10. CI environments

Date: 2021-09-02

Status

Accepted

Context

#238 was opened because if a job failed that happened prior to the jobs that deployed to our CI environments, the CI environment cleanup jobs would still trigger. This meant that those cleanup jobs would also fail, because there was no release to remove.

Also, if a developer manually retried one of the jobs that deploys to the cluster but forgot to eventually run the job that removes the release, then releases would be running indefinitely in the cluster and reduce capacity which would lead other pipelines to fail due to CPU/memory limitations.

To address this, we had a couple options:

  1. Use needs: [functional_tests_{x,y,z}] on the cleanup jobs to ensure they only ran when those jobs were successful.
  2. Use GitLab CI environments to relate these jobs to each other around the concept of an “environment”

Decision

Using GitLab CI environments helps us conceptually tie together the jobs that deploy to an environment and the jobs that clean up an environment. This is the approach we use in Charts CI, and it ensures that releases are automatically cleaned up upon merge or after the specified auto_stop_in time period is met. This also ensures the cleanup jobs are only run in these situations since they are set to when: manual. Additionally, developers can “pin” the environment to prevent it from being automatically cleaned up in the event that they would like to investigate the release running in the cluster(s).

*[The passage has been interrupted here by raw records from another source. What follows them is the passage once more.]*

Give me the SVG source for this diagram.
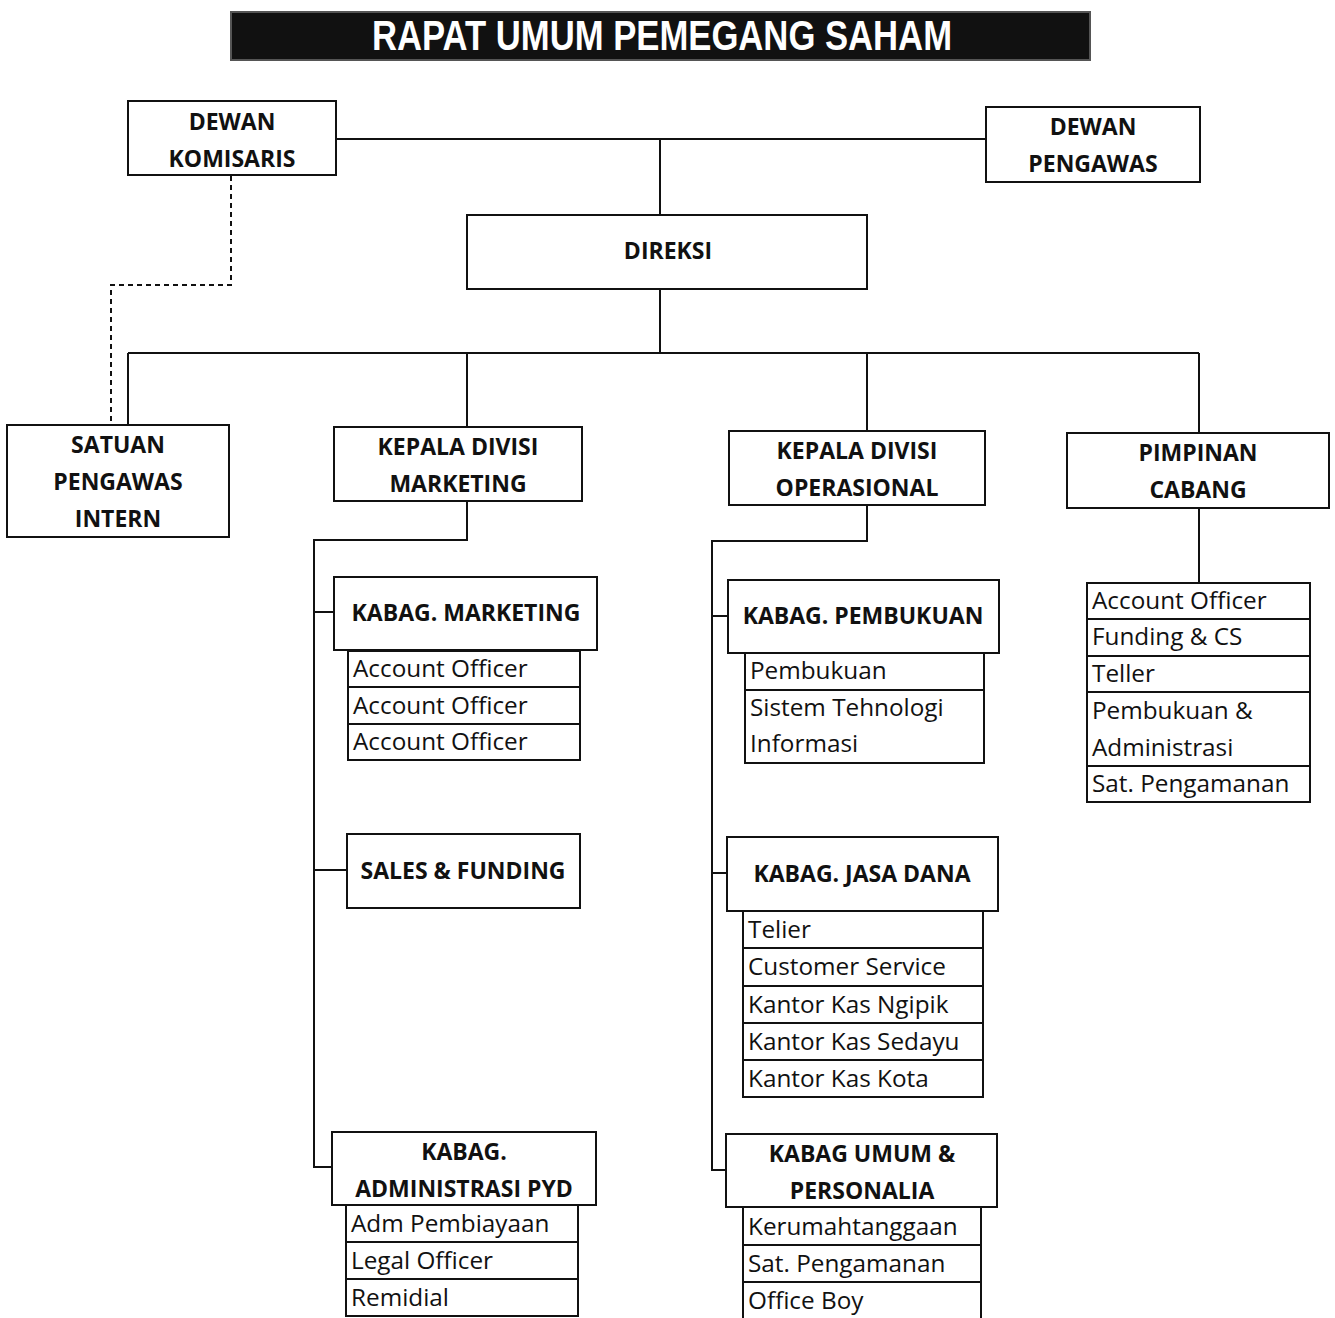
<svg xmlns="http://www.w3.org/2000/svg" width="1335" height="1318" viewBox="0 0 1335 1318">
<style>
.bx{fill:#fff;stroke:#111;stroke-width:2}
.ln{fill:none;stroke:#111;stroke-width:2}
.ds{fill:none;stroke:#111;stroke-width:2;stroke-dasharray:5 4}
.h{font-family:"Open Sans","Noto Sans",sans-serif;font-weight:bold;font-size:23px;fill:#111;text-anchor:middle}
.s{font-family:"Open Sans","Noto Sans",sans-serif;font-size:24.3px;fill:#111}
.t{font-family:"Liberation Sans Narrow","Liberation Sans",sans-serif;font-weight:bold;font-size:42px;fill:#fff;text-anchor:middle}
</style>
<rect width="1335" height="1318" fill="#fff"/>
<g id="title">
<rect x="231" y="12" width="859" height="48" fill="#111" stroke="#555" stroke-width="2"/>
<text class="t" x="662" y="50" textLength="580" lengthAdjust="spacingAndGlyphs">RAPAT UMUM PEMEGANG SAHAM</text>
</g>
<g id="connectors">
<path class="ln" d="M336 139 H986 M660 139 V215 M660 289 V353 M128 353 H1199 M128 353 V425 M467 353 V427 M867 353 V431 M1199 353 V433"/>
<path class="ds" d="M231 176 V285 H111 V425"/>
<path class="ln" d="M467 501 V540 H314 V1167 H332 M314 612 H334 M314 870 H347"/>
<path class="ln" d="M867 505 V541 H712 V1170 H726 M712 616 H728 M712 873 H727"/>
<path class="ln" d="M1199 508 V583"/>
</g>
<g id="dewan-komisaris">
<rect class="bx" x="128" y="101" width="208" height="74"/>
<text class="h" x="232" y="130">DEWAN</text>
<text class="h" x="232" y="167">KOMISARIS</text>
</g>
<g id="dewan-pengawas">
<rect class="bx" x="986" y="107" width="214" height="75"/>
<text class="h" x="1093" y="135">DEWAN</text>
<text class="h" x="1093" y="172">PENGAWAS</text>
</g>
<g id="direksi">
<rect class="bx" x="467" y="215" width="400" height="74"/>
<text class="h" x="668" y="259">DIREKSI</text>
</g>
<g id="spi">
<rect class="bx" x="7" y="425" width="222" height="112"/>
<text class="h" x="118" y="453">SATUAN</text>
<text class="h" x="118" y="490">PENGAWAS</text>
<text class="h" x="118" y="527">INTERN</text>
</g>
<g id="kadiv-marketing">
<rect class="bx" x="334" y="427" width="248" height="74"/>
<text class="h" x="458" y="455">KEPALA DIVISI</text>
<text class="h" x="458" y="492">MARKETING</text>
</g>
<g id="kadiv-operasional">
<rect class="bx" x="729" y="431" width="256" height="74"/>
<text class="h" x="857" y="459">KEPALA DIVISI</text>
<text class="h" x="857" y="496">OPERASIONAL</text>
</g>
<g id="pimpinan-cabang">
<rect class="bx" x="1067" y="433" width="262" height="75"/>
<text class="h" x="1198" y="461">PIMPINAN</text>
<text class="h" x="1198" y="498">CABANG</text>
</g>
<g id="kabag-marketing">
<rect class="bx" x="348" y="651" width="232" height="109"/>
<path class="ln" d="M348 687 H580 M348 724 H580"/>
<text class="s" x="353" y="677">Account Officer</text>
<text class="s" x="353" y="714">Account Officer</text>
<text class="s" x="353" y="750">Account Officer</text>
<rect class="bx" x="334" y="577" width="263" height="73"/>
<text class="h" x="466" y="621">KABAG. MARKETING</text>
</g>
<g id="sales-funding">
<rect class="bx" x="347" y="834" width="233" height="74"/>
<text class="h" x="463" y="879">SALES &amp; FUNDING</text>
</g>
<g id="kabag-adm-pyd">
<rect class="bx" x="346" y="1205" width="232" height="111"/>
<path class="ln" d="M346 1242 H578 M346 1279 H578"/>
<text class="s" x="351" y="1232">Adm Pembiayaan</text>
<text class="s" x="351" y="1269">Legal Officer</text>
<text class="s" x="351" y="1306">Remidial</text>
<rect class="bx" x="332" y="1132" width="264" height="73"/>
<text class="h" x="464" y="1160">KABAG.</text>
<text class="h" x="464" y="1197">ADMINISTRASI PYD</text>
</g>
<g id="kabag-pembukuan">
<rect class="bx" x="745" y="653" width="239" height="110"/>
<path class="ln" d="M745 690 H984"/>
<text class="s" x="750" y="679">Pembukuan</text>
<text class="s" x="750" y="716">Sistem Tehnologi</text>
<text class="s" x="750" y="752">Informasi</text>
<rect class="bx" x="728" y="580" width="271" height="73"/>
<text class="h" x="863" y="624">KABAG. PEMBUKUAN</text>
</g>
<g id="kabag-jasa-dana">
<rect class="bx" x="743" y="911" width="240" height="186"/>
<path class="ln" d="M743 948 H983 M743 986 H983 M743 1023 H983 M743 1060 H983"/>
<text class="s" x="748" y="938">Telier</text>
<text class="s" x="748" y="975">Customer Service</text>
<text class="s" x="748" y="1013">Kantor Kas Ngipik</text>
<text class="s" x="748" y="1050">Kantor Kas Sedayu</text>
<text class="s" x="748" y="1087">Kantor Kas Kota</text>
<rect class="bx" x="727" y="837" width="271" height="74"/>
<text class="h" x="862" y="882">KABAG. JASA DANA</text>
</g>
<g id="kabag-umum-personalia">
<rect class="bx" x="743" y="1207" width="238" height="113"/>
<path class="ln" d="M743 1245 H981 M743 1282 H981"/>
<text class="s" x="748" y="1235">Kerumahtanggaan</text>
<text class="s" x="748" y="1272">Sat. Pengamanan</text>
<text class="s" x="748" y="1309">Office Boy</text>
<rect class="bx" x="726" y="1134" width="271" height="73"/>
<text class="h" x="862" y="1162">KABAG UMUM &amp;</text>
<text class="h" x="862" y="1199">PERSONALIA</text>
</g>
<g id="cabang-staff">
<rect class="bx" x="1087" y="583" width="223" height="219"/>
<path class="ln" d="M1087 619 H1310 M1087 656 H1310 M1087 692 H1310 M1087 766 H1310"/>
<text class="s" x="1092" y="609">Account Officer</text>
<text class="s" x="1092" y="645">Funding &amp; CS</text>
<text class="s" x="1092" y="682">Teller</text>
<text class="s" x="1092" y="719">Pembukuan &amp;</text>
<text class="s" x="1092" y="756">Administrasi</text>
<text class="s" x="1092" y="792">Sat. Pengamanan</text>
</g>
</svg>
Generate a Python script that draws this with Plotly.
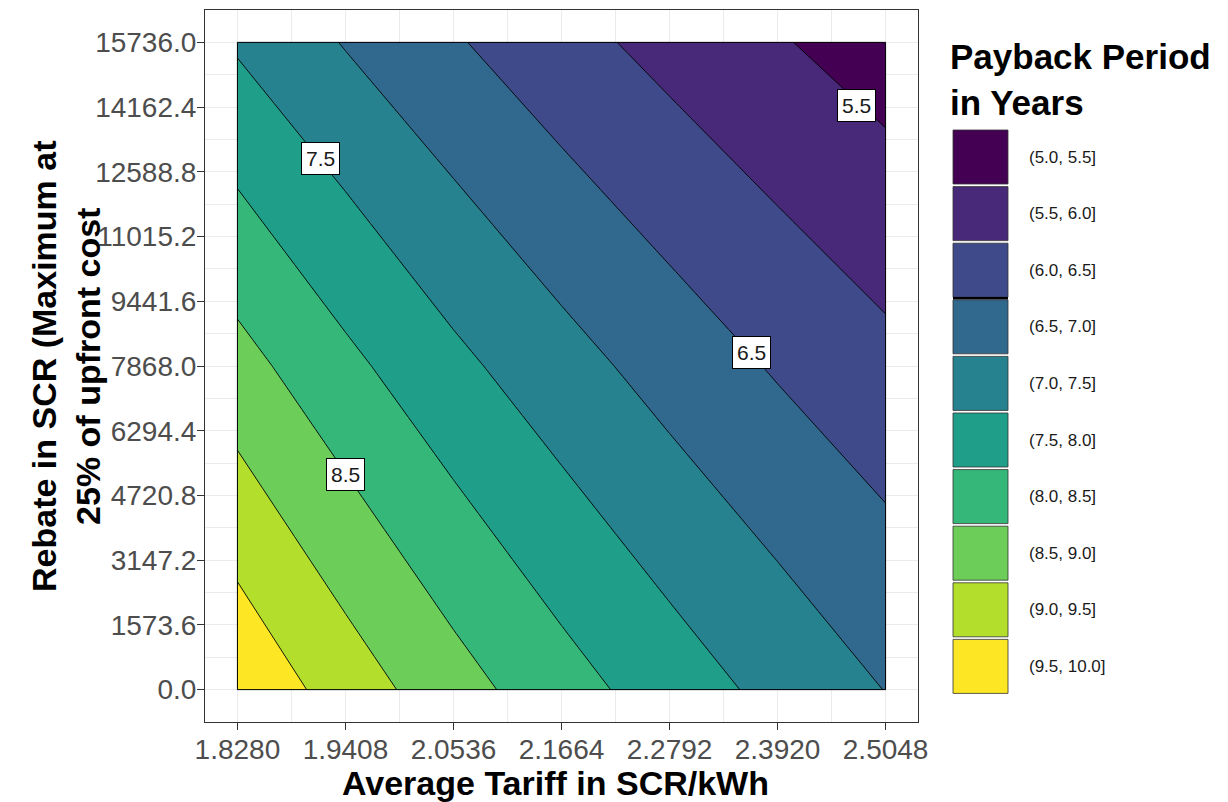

This approach gives us parity with other CI configurations used in the Distribution team, and also gives use additional functionality such as the aforementioned automatic cleanups and environment pinning.

Consequences

CI environments will now be automatically cleaned up after the specified wait period, or upon the related MR being merged. This will help to ensure that releases are not left running unintentionally and indefinitely, helping with our CI cluster load overall.

Subsequently, use of explicit needs dependency from cleanup jobs on test or qa jobs tasks would be unnecessary.